START DATASET EXCERPT

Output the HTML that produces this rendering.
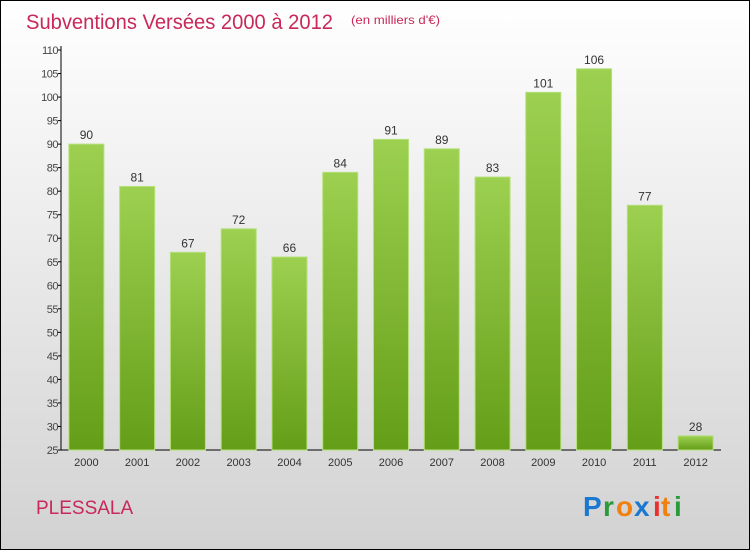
<!DOCTYPE html>
<html><head><meta charset="utf-8"><style>
html,body{margin:0;padding:0}
body{width:750px;height:550px;overflow:hidden;font-family:"Liberation Sans",sans-serif}
</style></head><body>
<svg id="c" width="750" height="550" xmlns="http://www.w3.org/2000/svg">
<defs>
<linearGradient id="bg" x1="0" y1="0" x2="0" y2="1"><stop offset="0" stop-color="#ffffff"/><stop offset="1" stop-color="#d2d2d2"/></linearGradient>
<linearGradient id="bar" x1="0" y1="0" x2="0" y2="1"><stop offset="0" stop-color="#9dd050"/><stop offset="1" stop-color="#649e18"/></linearGradient>
</defs>
<rect x="0.5" y="0.5" width="749" height="549" fill="url(#bg)" stroke="#000"/>
<text x="26" y="29" font-size="21" fill="#c8285a" textLength="307" lengthAdjust="spacingAndGlyphs">Subventions Versées 2000 à 2012</text>
<text x="351" y="24" font-size="12" fill="#c8285a" textLength="89" lengthAdjust="spacingAndGlyphs">(en milliers d'€)</text>
<text x="36" y="514" font-size="19" fill="#c8285a">PLESSALA</text>
<g font-size="28" font-weight="bold" font-family="'Liberation Sans',sans-serif">
<text x="583" y="516" fill="#1a78d0">P</text><text x="603" y="516" fill="#2a9a3a">r</text><text x="616" y="516" fill="#f08010">o</text><text x="634" y="516" fill="#1a78d0">x</text><text x="653" y="516" fill="#e83030">i</text><text x="661" y="516" fill="#f08010">t</text><text x="674" y="516" fill="#2a9a3a">i</text>
</g>
<g id="plot"></g>
</svg>
<script>
const categories=["2000","2001","2002","2003","2004","2005","2006","2007","2008","2009","2010","2011","2012"];
const values=[90,81,67,72,66,84,91,89,83,101,106,77,28];
const yTicks=[25,30,35,40,45,50,55,60,65,70,75,80,85,90,95,100,105,110];
const NS="http://www.w3.org/2000/svg";
const g=document.getElementById('plot');
const x0=61,x1=721,yMin=25,yMax=110,yTop=50,yBot=450;
const band=(x1-x0)/categories.length;
const y=v=>yBot-(v-yMin)/(yMax-yMin)*(yBot-yTop);
const xc=i=>x0+band*(i+0.5);
function mk(t,a){const e=document.createElementNS(NS,t);for(const k in a)e.setAttribute(k,a[k]);g.appendChild(e);return e;}
const ya=mk('line',{x1:x0,y1:yTop-4,x2:x0,y2:yBot,stroke:'#000'});


const xa=mk('line',{x1:x0,y1:yBot,x2:x1,y2:yBot,stroke:'#000'});


yTicks.forEach(v=>{
  const tk=mk('line',{x1:x0-3,y1:y(v),x2:x0,y2:y(v),stroke:'#000'});
  
  
  const t=mk('text',{x:x0-3,y:y(v)+4,'font-size':11,fill:'#444','text-anchor':'end','letter-spacing':'-0.5'});
  t.textContent=v;
  
  
});
categories.forEach((c,i)=>{
  const bw=35,v=values[i];
  const r=mk('rect',{x:xc(i)-bw/2,y:y(v),width:bw,height:yBot-y(v),fill:'url(#bar)',stroke:'#b5e07a','stroke-width':1});
  
  
  const vl=mk('text',{x:xc(i),y:y(v)-5,'font-size':12,fill:'#333','text-anchor':'middle'});
  vl.textContent=v;
  
  
  const xl=mk('text',{x:xc(i),y:yBot+16,'font-size':11,fill:'#333','text-anchor':'middle'});
  xl.textContent=c;
  
  
});
</script>
</body></html>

END DATASET EXCERPT

Strip out the pictures and quote the remaining data word for word.

▸ **EXERCISE ANSWER**
Output the HTML that produces this rendering.
<!DOCTYPE html>
<html><head><meta charset="utf-8"><style>
html,body{margin:0;padding:0}
body{width:750px;height:550px;overflow:hidden;font-family:"Liberation Sans",sans-serif}
</style></head><body>
<svg id="c" width="750" height="550" xmlns="http://www.w3.org/2000/svg">
<defs>
<linearGradient id="bg" x1="0" y1="0" x2="0" y2="1"><stop offset="0" stop-color="#ffffff"/><stop offset="1" stop-color="#d2d2d2"/></linearGradient>
<linearGradient id="bar" x1="0" y1="0" x2="0" y2="1"><stop offset="0" stop-color="#9dd050"/><stop offset="1" stop-color="#649e18"/></linearGradient>
</defs>
<rect x="0.5" y="0.5" width="749" height="549" fill="url(#bg)" stroke="#000"/>
<text x="26" y="29" font-size="21" fill="#c8285a" textLength="307" lengthAdjust="spacingAndGlyphs">Subventions Versées 2000 à 2012</text>
<text x="351" y="24" font-size="12" fill="#c8285a" textLength="89" lengthAdjust="spacingAndGlyphs">(en milliers d'€)</text>
<text x="36" y="514" font-size="19" fill="#c8285a">PLESSALA</text>
<g font-size="28" font-weight="bold" font-family="'Liberation Sans',sans-serif">
<text x="583" y="516" fill="#1a78d0">P</text><text x="603" y="516" fill="#2a9a3a">r</text><text x="616" y="516" fill="#f08010">o</text><text x="634" y="516" fill="#1a78d0">x</text><text x="653" y="516" fill="#e83030">i</text><text x="661" y="516" fill="#f08010">t</text><text x="674" y="516" fill="#2a9a3a">i</text>
</g>
<g id="plot"></g>
</svg>
<script>
const categories=["2000","2001","2002","2003","2004","2005","2006","2007","2008","2009","2010","2011","2012"];
const values=[90,81,67,72,66,84,91,89,83,101,106,77,28];
const yTicks=[25,30,35,40,45,50,55,60,65,70,75,80,85,90,95,100,105,110];
const NS="http://www.w3.org/2000/svg";
const g=document.getElementById('plot');
const x0=61,x1=721,yMin=25,yMax=110,yTop=50,yBot=450;
const band=(x1-x0)/categories.length;
const y=v=>yBot-(v-yMin)/(yMax-yMin)*(yBot-yTop);
const xc=i=>x0+band*(i+0.5);
function mk(t,a){const e=document.createElementNS(NS,t);for(const k in a)e.setAttribute(k,a[k]);g.appendChild(e);return e;}
const ya=mk('line',{x1:x0,y1:yTop-4,x2:x0,y2:yBot,stroke:'#000'});


const xa=mk('line',{x1:x0,y1:yBot,x2:x1,y2:yBot,stroke:'#000'});


yTicks.forEach(v=>{
  const tk=mk('line',{x1:x0-3,y1:y(v),x2:x0,y2:y(v),stroke:'#000'});
  
  
  const t=mk('text',{x:x0-3,y:y(v)+4,'font-size':11,fill:'#444','text-anchor':'end','letter-spacing':'-0.5'});
  t.textContent=v;
  
  
});
categories.forEach((c,i)=>{
  const bw=35,v=values[i];
  const r=mk('rect',{x:xc(i)-bw/2,y:y(v),width:bw,height:yBot-y(v),fill:'url(#bar)',stroke:'#b5e07a','stroke-width':1});
  
  
  const vl=mk('text',{x:xc(i),y:y(v)-5,'font-size':12,fill:'#333','text-anchor':'middle'});
  vl.textContent=v;
  
  
  const xl=mk('text',{x:xc(i),y:yBot+16,'font-size':11,fill:'#333','text-anchor':'middle'});
  xl.textContent=c;
  
  
});
</script>
</body></html>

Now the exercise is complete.